The seat's borders also have been redrawn by redistricting and will include Boone County in central Missouri, which is Democratic turf. Hartzler also might not have been anticipating a fight. She raised only $71,000 last quarter and has $244,000 in the bank.

"We're seeing the job market improve, we're seeing part of the Democratic health care plan kick in, we're no longer in Iraq, and we got Osama (bin Laden)," said Don Long, chairman of the Cass County Democratic Party. "This isn't going to be 2010."

Republican State Sen. Chris Molendorp, who knows both Hensley and Hartzler, said the congresswoman is "kind of a hometown hero" and will be tough to beat. "She is really hitting her stride."

Anger at Washington and mistrust of the president and the Democrats helped catapult her to Congress, but Hartzler's faith has long been one of her galvanizing principles. She says her night table reading includes the Bible and devotional quotations from the patriots of 1776. She also wrote a book about campaigning called "Running God's Way."

Her social agenda -- chiefly, opposing abortion and same-sex marriage -- has sometimes led to controversy, like when she compared same-sex marriage to incest, polygamy or marrying children, at a conservative forum last June. Hartzler said she was misinterpreted, that she only meant that legalizing gay marriage "put us on a potential slippery slope."

Her convictions run deep, a trait shared by the devout and politically ambitious alike. With a young daughter, she called the runs for office a family sacrifice, but they felt "called to do this for our country."

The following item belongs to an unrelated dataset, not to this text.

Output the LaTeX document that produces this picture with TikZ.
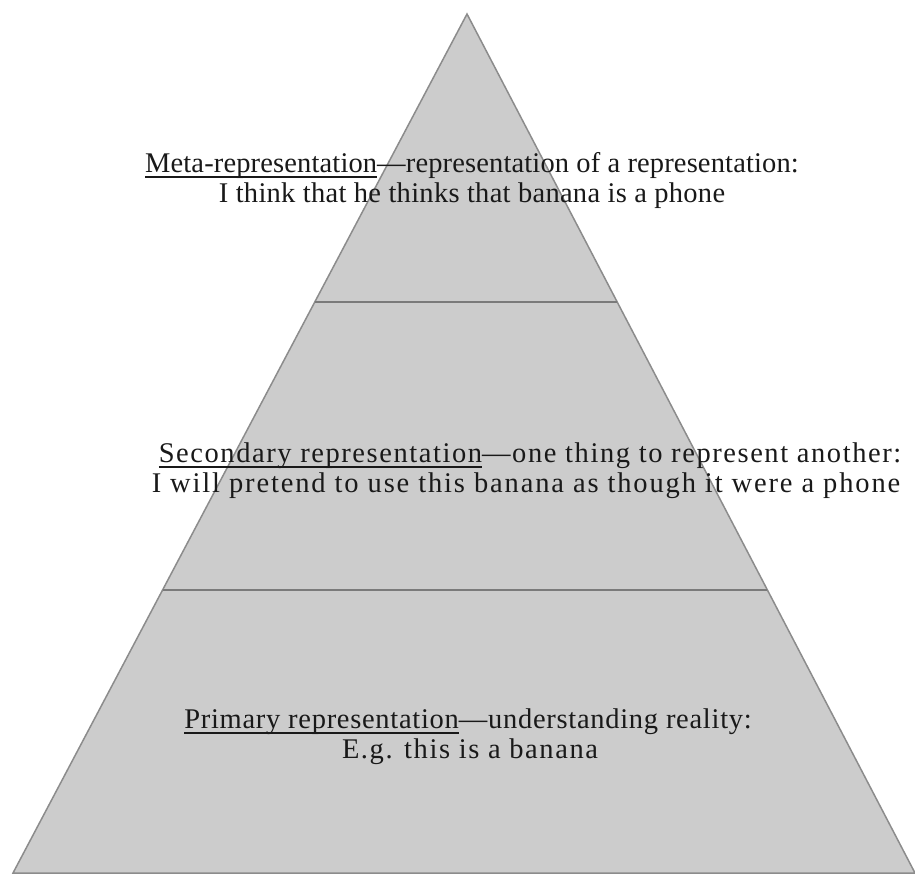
\documentclass[tikz,border=0pt]{standalone}
\usepackage{fontspec}
\setmainfont{Liberation Serif}
\usetikzlibrary{calc}
\newcommand{\termul}[1]{\leavevmode\setbox0=\hbox{#1}\rlap{\vrule width\wd0 height -3.5pt depth 5.6pt}\box0}
\begin{document}
\begin{tikzpicture}[x=1pt,y=-1pt,
  lbl/.style={anchor=base, inner sep=0pt, font=\fontsize{28.5}{30}\selectfont, text=black!90},
  pyrfill/.style={fill=black!20},
  edge/.style={draw=black!45, line width=1.5pt, line join=miter},
  divider/.style={draw=black!52, line width=2.4pt}]
\useasboundingbox (0,0) rectangle (915,879);
\coordinate (apex) at (467,14);
\coordinate (bl) at (13,873);
\coordinate (br) at (915,873);
\fill[pyrfill] (apex) -- (br) -- (bl) -- cycle;
\draw[edge] (apex) -- (br) -- (bl) -- cycle;
\coordinate (d1l) at ($(apex)!0.3353!(bl)$);
\coordinate (d1r) at ($(apex)!0.3353!(br)$);
\coordinate (d2l) at ($(apex)!0.6705!(bl)$);
\coordinate (d2r) at ($(apex)!0.6705!(br)$);
\draw[divider] (d1l) -- (d1r);
\draw[divider] (d2l) -- (d2r);
\node[lbl] (m1) at (472,172) {\addfontfeatures{LetterSpace=0.5}\termul{Meta-representation}—representation of a representation:};
\node[lbl] (m2) at (472,202) {\addfontfeatures{LetterSpace=1}I think that he thinks that banana is a phone};
\node[lbl] (s1) at (530,462) {\addfontfeatures{LetterSpace=5.5}\termul{Secondary representation}—one thing to represent another:};
\node[lbl] (s2) at (526,492) {\addfontfeatures{LetterSpace=6.5}I will pretend to use this banana as though it were a phone};
\node[lbl] (p1) at (468,728) {\addfontfeatures{LetterSpace=2.5}\termul{Primary representation}—understanding reality:};
\node[lbl] (p2) at (470,758) {\addfontfeatures{LetterSpace=5.5}E.g. this is a banana};
\end{tikzpicture}
\end{document}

In an interview with the American Family Association, a Christian group, at the start of her term, Hartzler was more expansive:

"The reality is that the good people of this country who love it, who love God, who love each other, who are concerned about the pro-abortion, pro-homosexual agenda of the current administration, they were the ones that got down on their knees and started praying for this country after the '08 election."